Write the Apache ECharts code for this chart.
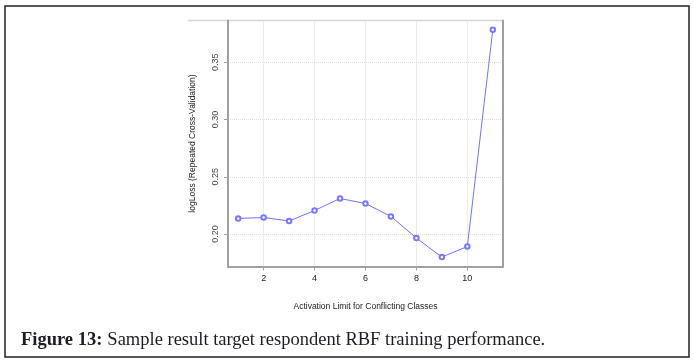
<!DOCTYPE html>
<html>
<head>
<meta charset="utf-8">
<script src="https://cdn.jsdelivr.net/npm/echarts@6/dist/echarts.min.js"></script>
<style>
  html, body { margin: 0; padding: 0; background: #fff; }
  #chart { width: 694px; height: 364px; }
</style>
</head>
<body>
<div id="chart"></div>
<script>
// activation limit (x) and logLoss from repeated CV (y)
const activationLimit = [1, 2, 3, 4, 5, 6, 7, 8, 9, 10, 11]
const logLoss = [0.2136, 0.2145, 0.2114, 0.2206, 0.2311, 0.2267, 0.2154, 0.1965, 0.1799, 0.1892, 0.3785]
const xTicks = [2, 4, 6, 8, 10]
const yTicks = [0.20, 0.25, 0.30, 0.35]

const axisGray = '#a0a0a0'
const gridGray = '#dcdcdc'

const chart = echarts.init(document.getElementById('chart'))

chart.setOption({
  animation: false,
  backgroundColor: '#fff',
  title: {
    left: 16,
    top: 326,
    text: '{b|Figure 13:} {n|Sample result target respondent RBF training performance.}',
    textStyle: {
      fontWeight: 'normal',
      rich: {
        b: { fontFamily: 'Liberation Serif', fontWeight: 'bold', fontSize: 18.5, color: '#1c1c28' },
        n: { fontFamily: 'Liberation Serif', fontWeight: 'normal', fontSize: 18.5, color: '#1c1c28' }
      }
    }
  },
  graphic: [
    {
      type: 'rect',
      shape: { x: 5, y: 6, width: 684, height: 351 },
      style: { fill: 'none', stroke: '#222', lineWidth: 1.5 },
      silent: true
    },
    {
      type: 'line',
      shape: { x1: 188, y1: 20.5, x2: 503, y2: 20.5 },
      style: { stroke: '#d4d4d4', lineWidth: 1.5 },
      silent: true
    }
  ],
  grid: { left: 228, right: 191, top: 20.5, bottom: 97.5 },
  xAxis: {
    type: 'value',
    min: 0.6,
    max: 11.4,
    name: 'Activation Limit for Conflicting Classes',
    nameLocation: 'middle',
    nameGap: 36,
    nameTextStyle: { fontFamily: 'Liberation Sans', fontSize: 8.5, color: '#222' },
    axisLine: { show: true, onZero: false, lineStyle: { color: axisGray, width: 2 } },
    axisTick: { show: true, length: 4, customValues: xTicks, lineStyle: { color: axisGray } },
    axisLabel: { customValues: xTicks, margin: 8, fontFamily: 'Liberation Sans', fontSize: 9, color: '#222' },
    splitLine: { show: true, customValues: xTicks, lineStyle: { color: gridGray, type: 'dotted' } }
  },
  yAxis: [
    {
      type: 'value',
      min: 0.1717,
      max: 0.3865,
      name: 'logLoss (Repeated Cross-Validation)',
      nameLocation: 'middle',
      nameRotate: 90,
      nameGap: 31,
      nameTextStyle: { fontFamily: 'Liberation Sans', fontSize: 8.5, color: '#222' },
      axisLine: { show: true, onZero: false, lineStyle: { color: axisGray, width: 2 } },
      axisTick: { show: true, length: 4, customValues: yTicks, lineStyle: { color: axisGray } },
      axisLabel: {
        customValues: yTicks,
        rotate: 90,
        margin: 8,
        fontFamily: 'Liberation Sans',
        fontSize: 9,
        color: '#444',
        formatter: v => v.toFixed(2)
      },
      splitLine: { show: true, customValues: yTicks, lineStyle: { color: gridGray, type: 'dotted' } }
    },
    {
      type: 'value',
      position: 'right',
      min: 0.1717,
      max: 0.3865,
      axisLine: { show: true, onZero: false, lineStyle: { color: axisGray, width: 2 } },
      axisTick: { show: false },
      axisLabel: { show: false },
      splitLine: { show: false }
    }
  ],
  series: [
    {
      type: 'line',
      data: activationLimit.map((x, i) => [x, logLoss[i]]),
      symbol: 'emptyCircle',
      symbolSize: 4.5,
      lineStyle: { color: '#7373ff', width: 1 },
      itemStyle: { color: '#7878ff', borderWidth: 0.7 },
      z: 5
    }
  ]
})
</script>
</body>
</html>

────────────────

Write down every line from the opening of the listing to the line with "const chart = echarts.init(document.getElementById('chart'))", both included, and nothing else; the pictures are omitted.

Write the Apache ECharts code for this chart.
<!DOCTYPE html>
<html>
<head>
<meta charset="utf-8">
<script src="https://cdn.jsdelivr.net/npm/echarts@6/dist/echarts.min.js"></script>
<style>
  html, body { margin: 0; padding: 0; background: #fff; }
  #chart { width: 694px; height: 364px; }
</style>
</head>
<body>
<div id="chart"></div>
<script>
// activation limit (x) and logLoss from repeated CV (y)
const activationLimit = [1, 2, 3, 4, 5, 6, 7, 8, 9, 10, 11]
const logLoss = [0.2136, 0.2145, 0.2114, 0.2206, 0.2311, 0.2267, 0.2154, 0.1965, 0.1799, 0.1892, 0.3785]
const xTicks = [2, 4, 6, 8, 10]
const yTicks = [0.20, 0.25, 0.30, 0.35]

const axisGray = '#a0a0a0'
const gridGray = '#dcdcdc'

const chart = echarts.init(document.getElementById('chart'))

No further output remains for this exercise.